Crude Settles Lower On Inventory Rise

Crude oil futures settled weaker Wednesday after U.S. inventories rose more than expected.

Inventories rose by 3.856 million barrels nationwide last week, well beyond the 900,000-barrel rise that analysts expected, data from the Energy Information Administration show.

Crude stocks of 369 million barrels stand at an 11-month high and boast the biggest surplus to the five-year average for this time of year in 22 months, EIA data show. Some traders said most of the build occurred on the relatively isolated West Coast, but others said a significant build at Cushing, Okla., the delivery point for the benchmark New York Mercantile Exchange crude oil, spurred the drop in prices.

Cushing stocks topped the year-earlier level for the first time since last July, and hit an 11-month high, ahead of the planned reversal next month of the Seaway pipeline.

That move, which will allow crude to move out of landlocked Midwest terminal to refineries on the Gulf Coast, will create more competition with foreign crude, and North Sea Brent, the European benchmark, has been feeling the pressure.

Light, sweet crude oil for May delivery settled 1.5%, or $1.53 lower, at $102.67 a barrel.
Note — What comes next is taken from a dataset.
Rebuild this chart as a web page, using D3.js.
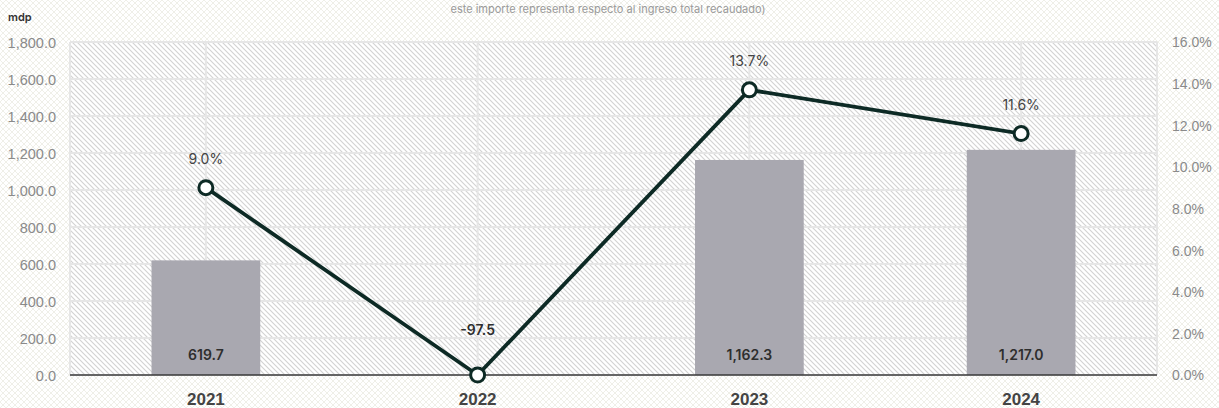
<!DOCTYPE html>
<html>
<head>
<meta charset="utf-8">
<script src="https://cdn.jsdelivr.net/npm/d3@7"></script>
<style>
  body { margin: 0; background: #fff; }
  svg { display: block; font-family: Inter, "Liberation Sans", sans-serif; }
</style>
</head>
<body>
<script>
// data
let years = ["2021", "2022", "2023", "2024"];
let amounts = [619.7, -97.5, 1162.3, 1217.0];
let amountLabels = ["619.7", "-97.5", "1,162.3", "1,217.0"];
let shares = [9.0, 0.0, 13.7, 11.6];
let shareLabels = ["9.0%", "", "13.7%", "11.6%"];
let leftTicks = [0, 200, 400, 600, 800, 1000, 1200, 1400, 1600, 1800];
let rightTicks = [0, 2, 4, 6, 8, 10, 12, 14, 16];

let width = 1219, height = 408;
let margin = {top: 42, right: 62, bottom: 33, left: 70};

let svg = d3.select("body").append("svg")
    .attr("width", width)
    .attr("height", height);

let defs = svg.append("defs");

// faint crosshatch behind everything
let bgPat = defs.append("pattern")
    .attr("id", "bg")
    .attr("width", 6).attr("height", 6)
    .attr("patternUnits", "userSpaceOnUse");
bgPat.append("rect").attr("width", 6).attr("height", 6).attr("fill", "#ffffff");
bgPat.append("path").attr("d", "M0,0L6,6M6,0L0,6")
    .attr("stroke", "#efefe8").attr("stroke-width", 1);

// diagonal hatch inside the plot
let hatch = defs.append("pattern")
    .attr("id", "hatch")
    .attr("width", 5).attr("height", 5)
    .attr("patternUnits", "userSpaceOnUse");
hatch.append("rect").attr("width", 5).attr("height", 5).attr("fill", "#ffffff");
hatch.append("path").attr("d", "M-1,-1L6,6M-1,4L1,6M4,-1L6,1")
    .attr("stroke", "#d2d2d2").attr("stroke-width", 1.1);

svg.append("rect").attr("width", width).attr("height", height).attr("fill", "url(#bg)");

let x = d3.scaleBand()
    .domain(years)
    .range([margin.left, width - margin.right])
    .paddingInner(0.6).paddingOuter(0.3);

let y = d3.scaleLinear()
    .domain([0, 1800])
    .range([height - margin.bottom, margin.top]);

let y2 = d3.scaleLinear()
    .domain([0, 16])
    .range([height - margin.bottom, margin.top]);

let cx = d => x(d) + x.bandwidth() / 2;

// plot background
svg.append("rect")
    .attr("x", margin.left).attr("y", margin.top)
    .attr("width", width - margin.left - margin.right)
    .attr("height", height - margin.top - margin.bottom)
    .attr("fill", "url(#hatch)");

// gridlines
let grid = svg.append("g");
grid.selectAll("line.h")
    .data(leftTicks)
    .enter().append("line")
    .attr("class", "h")
    .attr("x1", margin.left).attr("x2", width - margin.right)
    .attr("y1", d => y(d)).attr("y2", d => y(d))
    .attr("stroke", "#e6e6e6").attr("stroke-width", 2);
grid.selectAll("line.v")
    .data(years)
    .enter().append("line")
    .attr("class", "v")
    .attr("x1", d => cx(d)).attr("x2", d => cx(d))
    .attr("y1", margin.top).attr("y2", height - margin.bottom)
    .attr("stroke", "#e6e6e6").attr("stroke-width", 2);
grid.selectAll("line.edge")
    .data([margin.left, width - margin.right])
    .enter().append("line")
    .attr("class", "edge")
    .attr("x1", d => d).attr("x2", d => d)
    .attr("y1", margin.top).attr("y2", height - margin.bottom)
    .attr("stroke", "#e6e6e6").attr("stroke-width", 2);

// bars (negative value sits below the axis floor, so clamp at 0)
svg.append("g").selectAll("rect")
    .data(years)
    .enter().append("rect")
    .attr("x", d => x(d))
    .attr("width", x.bandwidth())
    .attr("y", (d, i) => y(Math.max(0, amounts[i])))
    .attr("height", (d, i) => y(0) - y(Math.max(0, amounts[i])))
    .attr("fill", "#a9a8b0");

// left axis
let yAxis = d3.axisLeft(y)
    .tickValues(leftTicks)
    .tickSize(0)
    .tickPadding(14)
    .tickFormat(d3.format(",.1f"));
let gy = svg.append("g")
    .attr("transform", `translate(${margin.left},0)`)
    .call(yAxis);
gy.select(".domain").remove();
gy.selectAll("text")
    .attr("fill", "#8a8a8a")
    .style("font-size", "14.5px")
    .attr("dy", "0.35em");

// right axis
let y2Axis = d3.axisRight(y2)
    .tickValues(rightTicks)
    .tickSize(0)
    .tickPadding(15)
    .tickFormat(d => d3.format(".1f")(d) + "%");
let gy2 = svg.append("g")
    .attr("transform", `translate(${width - margin.right},0)`)
    .call(y2Axis);
gy2.select(".domain").remove();
gy2.selectAll("text")
    .attr("fill", "#8a8a8a")
    .style("font-size", "14px")
    .attr("dy", "0.35em");

// baseline
svg.append("line")
    .attr("x1", margin.left).attr("x2", width - margin.right)
    .attr("y1", y(0)).attr("y2", y(0))
    .attr("stroke", "#3a3a3a").attr("stroke-width", 1.5);

// x axis labels
let xAxis = d3.axisBottom(x).tickSize(0).tickPadding(18);
let gx = svg.append("g")
    .attr("transform", `translate(0,${y(0)})`)
    .call(xAxis);
gx.select(".domain").remove();
gx.selectAll("text")
    .attr("fill", "#444")
    .style("font-size", "17px")
    .style("font-weight", "600");

// bar value labels
svg.append("g").selectAll("text")
    .data(years)
    .enter().append("text")
    .attr("x", d => cx(d))
    .attr("y", (d, i) => amounts[i] < 0 ? y(0) - 40 : y(0) - 15)
    .attr("text-anchor", "middle")
    .attr("fill", "#2e2e2e")
    .style("font-size", "14px")
    .style("font-weight", "600")
    .text((d, i) => amountLabels[i]);

// share line
let line = d3.line()
    .x(d => cx(d))
    .y((d, i) => y2(shares[i]));
svg.append("path")
    .datum(years)
    .attr("d", line)
    .attr("fill", "none")
    .attr("stroke", "#0d2a25")
    .attr("stroke-width", 3.8)
    .attr("stroke-linejoin", "round");

svg.append("g").selectAll("circle")
    .data(years)
    .enter().append("circle")
    .attr("cx", d => cx(d))
    .attr("cy", (d, i) => y2(shares[i]))
    .attr("r", 7)
    .attr("fill", "#fff")
    .attr("stroke", "#0d2a25")
    .attr("stroke-width", 3);

svg.append("g").selectAll("text")
    .data(years)
    .enter().append("text")
    .attr("x", d => cx(d))
    .attr("y", (d, i) => y2(shares[i]) - 24)
    .attr("text-anchor", "middle")
    .attr("fill", "#444")
    .style("font-size", "14px")
    .text((d, i) => shareLabels[i]);

// unit and subtitle
svg.append("text")
    .attr("x", 8).attr("y", 21)
    .attr("fill", "#333")
    .style("font-size", "11px")
    .style("font-weight", "600")
    .text("mdp");

svg.append("text")
    .attr("x", 608).attr("y", 13)
    .attr("text-anchor", "middle")
    .attr("fill", "#9a9a9a")
    .style("font-size", "11px")
    .text("este importe representa respecto al ingreso total recaudado)");
</script>
</body>
</html>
Front-month ICE Brent crude for June delivery settled 81 cents lower, at $117.94 a barrel, its lowest price since Feb. 13. Brent's premium to the U.S. benchmark was $15.30 a barrel at Wednesday's settlement, up from $14.58 a day earlier, which was the lowest since Feb. 1. In early April, with Brent near $125 a barrel, the premium neared $21 a barrel.

The EIA also said gasoline stocks fell by a steep 3.671 million barrels, more than the expected drop of 1 million barrels. Normally a drop of that size would send prices shooting higher. But traders said the drop in Brent prices provided greater pressure, and sent reformulated gasoline futures down. RBOB futures are more closely tied to international prices, reflected by the Brent contract.

Front-month RBOB gasoline futures for May settled down 3.13 cents, or 1% lower, at $3.2027 a gallon, the lowest level since Feb. 29. Prices have fallen 15.4 cents in the past four days, helped by weakness in Brent and hopes that U.S. summer gasoline supplies mightn't be as tight as previously feared.

Tim Evans, analyst at Citi Futures Perspective, said there has been a "risk off" approach to RBOB futures after news that Delta Air Lines is in talks to buy and restart ConocoPhillips' 185,000 barrels a day Trainer, Pa. refinery, which was closed last September. Evans also noted that despite the drop this week in gasoline stocks, inventories remain above year-ago and five-year levels.

"You can read this as we are in a bear market and we are failing to react to bullish news, or that there are other things going on that are a bit more important than a one-week stocks divergence from expectations," Evans said.

Without a rebound in Brent prices, Evans said he sees little chance of a strong recovery in gasoline futures prices soon.

Brent has dropped in recent weeks as direct talks between the West and Iran over it nuclear program have replaced rhetoric, and as Saudi Arabia has boosted oil supplies to cover a shortfall of Iranian oil due to the European Union embargo, which goes into effect July 1.

"We've taken a significant portion of the risk premium out of the price," Evans said. "Right this minute there are plenty of liquid hydrocarbons that burn available for anybody who needs them."

Nymex heating oil futures for May delivery settled 0.84 cent lower, at $3.1182 a gallon.